Multimodal Atmospheric Super-resolution With Deep Generative Models

  • Chakraborty, Dibyajyoti (Penn State)
  • Guan, Haiwen (Penn State)
  • Stock, Jason (Argonne National Lab)
  • Arcomano, Troy (AI2)
  • Cervone, Guido (Penn State)
  • Maulik, Romit (Purdue University)

Please login to view abstract download link

Diffusion models are a class of generative machine learning algorithms that can be used to sample from complex distributions. They achieve this by learning a score function, i.e., the gradient of the log-probability density of the data, and reversing a noising process using the same. Once trained, these diffusion models not only generate new samples but also enable zero-shot conditioning of the generated samples on observed data.
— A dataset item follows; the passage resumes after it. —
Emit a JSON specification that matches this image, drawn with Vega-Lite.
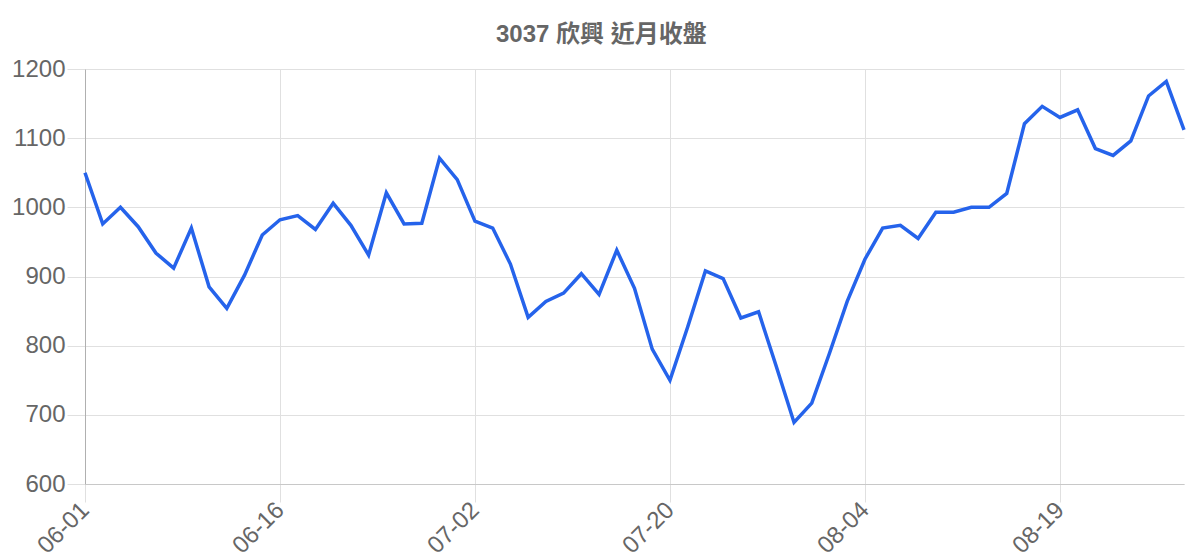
{
  "$schema": "https://vega.github.io/schema/vega-lite/v6.json",
  "autosize": {"type": "none"},
  "padding": {"left": 85, "top": 69, "right": 16, "bottom": 76},
  "width": 1099,
  "height": 415,
  "background": "white",
  "config": {
    "view": {"stroke": null},
    "font": "Liberation Sans"
  },
  "title": {
    "text": "3037 欣興 近月收盤",
    "font": "Liberation Sans, Noto Sans CJK TC",
    "fontSize": 24,
    "fontWeight": "bold",
    "color": "#666666",
    "anchor": "middle",
    "frame": "bounds",
    "offset": 10
  },
  "data": {
    "values": [
      {"date": "06-01", "close": 1050},
      {"date": "06-02", "close": 976},
      {"date": "06-03", "close": 1000},
      {"date": "06-04", "close": 972},
      {"date": "06-05", "close": 934},
      {"date": "06-08", "close": 912},
      {"date": "06-09", "close": 970},
      {"date": "06-10", "close": 885},
      {"date": "06-11", "close": 854},
      {"date": "06-12", "close": 902},
      {"date": "06-15", "close": 960},
      {"date": "06-16", "close": 982},
      {"date": "06-17", "close": 988},
      {"date": "06-18", "close": 968},
      {"date": "06-19", "close": 1006},
      {"date": "06-20", "close": 974},
      {"date": "06-22", "close": 931},
      {"date": "06-23", "close": 1021},
      {"date": "06-24", "close": 976},
      {"date": "06-29", "close": 977},
      {"date": "06-30", "close": 1071},
      {"date": "07-01", "close": 1040},
      {"date": "07-02", "close": 980},
      {"date": "07-03", "close": 970},
      {"date": "07-06", "close": 918},
      {"date": "07-07", "close": 841},
      {"date": "07-08", "close": 864},
      {"date": "07-09", "close": 876},
      {"date": "07-10", "close": 904},
      {"date": "07-13", "close": 874},
      {"date": "07-14", "close": 938},
      {"date": "07-15", "close": 883},
      {"date": "07-17", "close": 795},
      {"date": "07-20", "close": 750},
      {"date": "07-21", "close": 827},
      {"date": "07-22", "close": 908},
      {"date": "07-23", "close": 897},
      {"date": "07-24", "close": 840},
      {"date": "07-27", "close": 849},
      {"date": "07-28", "close": 770},
      {"date": "07-29", "close": 689},
      {"date": "07-30", "close": 717},
      {"date": "07-31", "close": 789},
      {"date": "08-03", "close": 864},
      {"date": "08-04", "close": 925},
      {"date": "08-05", "close": 970},
      {"date": "08-06", "close": 974},
      {"date": "08-07", "close": 955},
      {"date": "08-10", "close": 993},
      {"date": "08-11", "close": 993},
      {"date": "08-12", "close": 1000},
      {"date": "08-13", "close": 1000},
      {"date": "08-14", "close": 1020},
      {"date": "08-17", "close": 1121},
      {"date": "08-18", "close": 1146},
      {"date": "08-19", "close": 1130},
      {"date": "08-20", "close": 1141},
      {"date": "08-21", "close": 1085},
      {"date": "08-24", "close": 1075},
      {"date": "08-25", "close": 1096},
      {"date": "08-26", "close": 1161},
      {"date": "08-27", "close": 1182},
      {"date": "08-28", "close": 1112}
    ]
  },
  "mark": {
    "type": "line",
    "color": "#2563eb",
    "strokeWidth": 3.5,
    "strokeJoin": "miter"
  },
  "encoding": {
    "x": {
      "field": "date",
      "type": "ordinal",
      "sort": null,
      "scale": {"type": "point", "padding": 0},
      "axis": {
        "title": null,
        "values": ["06-01", "06-16", "07-02", "07-20", "08-04", "08-19"],
        "labelAngle": -45,
        "labelAlign": "right",
        "labelBaseline": "middle",
        "labelFontSize": 24,
        "labelColor": "#666666",
        "labelPadding": 4,
        "grid": true,
        "gridColor": "#e0e0e0",
        "gridWidth": 1,
        "tickColor": "#e0e0e0",
        "tickSize": 18,
        "domainColor": "#c8c8c8",
        "labelOverlap": false
      }
    },
    "y": {
      "field": "close",
      "type": "quantitative",
      "scale": {"domain": [600, 1200], "nice": false, "zero": false},
      "axis": {
        "title": null,
        "format": "d",
        "values": [600, 700, 800, 900, 1000, 1100, 1200],
        "labelFontSize": 24,
        "labelColor": "#666666",
        "labelPadding": 2,
        "grid": true,
        "gridColor": "#e0e0e0",
        "tickColor": "#e0e0e0",
        "tickSize": 18,
        "domainColor": "#b0b0b0"
      }
    }
  }
}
This promises a novel paradigm for data and model fusion, wherein the implicitly learned distributions of pretrained diffusion models can be updated given the availability of online data in a Bayesian formulation. In this article, we apply such a concept to the super-resolution of a high-dimensional dynamical system, given the real-time availability of low-resolution and experimentally observed sparse measurements from multimodal data. Our experiments are performed for a super-resolution task that generates the ERA5 atmospheric dataset given sparse observations from a coarse-grained representation of the same and/or from unstructured experimental observations of the IGRA radiosonde dataset. We also perform a data fusion task that can additionally leverage predictions from a data-driven atmospheric emulator. Furthermore, we introduce a novel method for optimal sensor placement that improves posterior sampling by identifying the most informative observation locations within the dynamical field. We discover that the generative model can balance the influence of multiple dataset modalities and detect important spatial features for spatiotemporal state reconstructions of high-dimensional dynamical systems.